Use the buddy system.

They say that great minds think alike. What they didn’t say is that great minds think alike together. Santos believes in the power of studying with a friend when needed. Not only can you keep one another accountable for reviewing, but sometimes it helps to tag-team on difficult material.

Rock out.

Plug in and your iTunes could help you nail that final presentation. Santos’ final go-to tip for acing your final exams is to listen to music and “tune out the world” to enhance focus and block out disruptions while studying. According to examtime.com, you could get brownie points for making a playlist of classical music, as lyrical music is more distracting than just instrumental selections like Beethoven and Mozart, who was a child prodigy himself.

Hang up the phone.

Senior business administration major and marketing concentration Emily Washabaugh laments how easy it is to get caught up in scrolling through all the latest newsfeed updates. To avoid the trap of getting carried away with pinning DIY projects on Pinterest instead of going over review notes, Washabaugh’s go-to study tip is to put her phone and other potentially distracting electronics away while hitting the books.

Blow some bubbles while studying and testing.

Chew on this – popping in a piece of gum while studying is a tip that we’ve all heard, but Washabaugh swears by it. Pro tip: it’s been scientifically proven that peppermint triggers the area of the brain in which memory is stored. Blow some bubbles with your favorite mint variety of gum while studying and pop in the same kind as you’re about to take the test; the familiar scent will help you remember what you reviewed.

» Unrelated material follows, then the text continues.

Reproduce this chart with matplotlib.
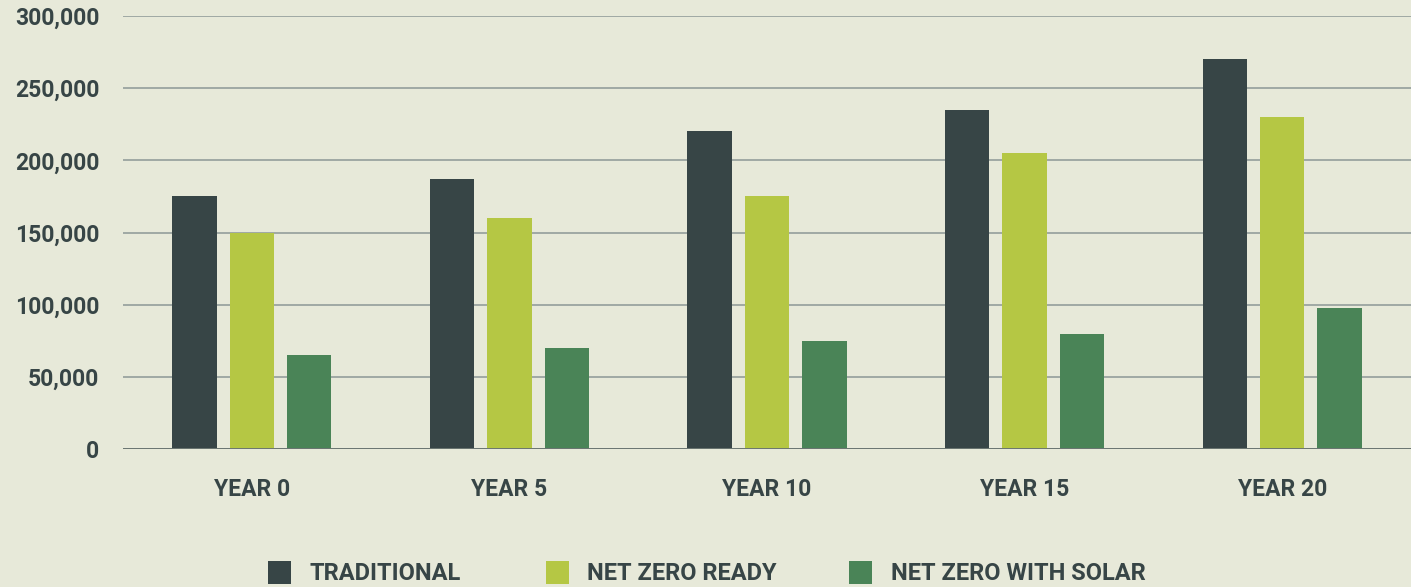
import matplotlib.pyplot as plt
import numpy as np
from matplotlib.patches import Rectangle

# values
years = ["YEAR 0", "YEAR 5", "YEAR 10", "YEAR 15", "YEAR 20"]
traditional = [175000, 187000, 220000, 235000, 270000]
net_zero_ready = [150000, 160000, 175000, 205000, 230000]
net_zero_solar = [65000, 70000, 75000, 80000, 98000]
series_names = ["TRADITIONAL", "NET ZERO READY", "NET ZERO WITH SOLAR"]
y_ticks = [0, 50000, 100000, 150000, 200000, 250000, 300000]

BG = "#e7e9d9"
TEXT = "#374546"
COLORS = ["#374546", "#b5c744", "#4a8457"]
FONT = "Roboto"

fig = plt.figure(figsize=(14.11, 5.87), dpi=100, facecolor=BG)
ax = fig.add_axes([123 / 1411, 1 - 449 / 587, 1 - 123 / 1411, (449 - 16) / 587])
ax.set_facecolor(BG)

x = np.arange(len(years))
width = 0.172
step = 0.223
for i, (vals, color) in enumerate(zip([traditional, net_zero_ready, net_zero_solar], COLORS)):
    ax.bar(x + (i - 1) * step, vals, width=width, color=color, zorder=3)

ax.set_xlim(-0.5, 4.5)
ax.set_ylim(0, 300000)
ax.set_yticks(y_ticks)
ax.set_yticklabels([f"{v:,}" for v in y_ticks])
ax.set_xticks(x)
ax.set_xticklabels(years)
for lab in ax.get_yticklabels() + ax.get_xticklabels():
    lab.set_fontfamily(FONT)
    lab.set_fontweight("bold")
    lab.set_fontsize(16.5)
    lab.set_color(TEXT)
ax.tick_params(axis="y", length=0, pad=17)
ax.tick_params(axis="x", length=0, pad=21)

ax.grid(axis="y", color="#8c9896", linewidth=1.1, zorder=1)
ax.axhline(0, color="#6b7672", linewidth=1.4, zorder=4)
for s in ax.spines.values():
    s.set_visible(False)

# legend along the bottom
W, H = 1411, 587
sq = 23
for name, color, sx, tx in zip(series_names, COLORS, [268, 546, 849], [309, 587, 891]):
    fig.patches.append(Rectangle((sx / W, 1 - 584 / H), sq / W, sq / H,
                                 transform=fig.transFigure, facecolor=color,
                                 edgecolor="none"))
    fig.text(tx / W, 1 - 573 / H, name, ha="left", va="center",
             fontfamily=FONT, fontweight="bold", fontsize=17, color=TEXT)

fig.savefig("out.png", dpi=100, facecolor=BG)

 Studying is a marathon, not a sprint.

College students have been known to pull all-nighters, but know that when it comes to preparing your brain for an exam, cramming is not the way to go. Washabaugh’s final tip to students is to pace your studying leading up to the big exam, then get some rest the night before. You’ll be more focused and energized enough to recall what you learned, and your brain and final grades will thank you.

 Bonus tip: Use Google Translate to edit papers.

When your “study buddy” gets tired of listening to you read that final paper out loud for the umpteenth time during your editing process, let Google Translate do the work for you. Copy and paste your work into the given box and select the speech icon to listen, then edit along as you catch missing words, spelling errors and grammar mishaps to ensure you finish the semester strong.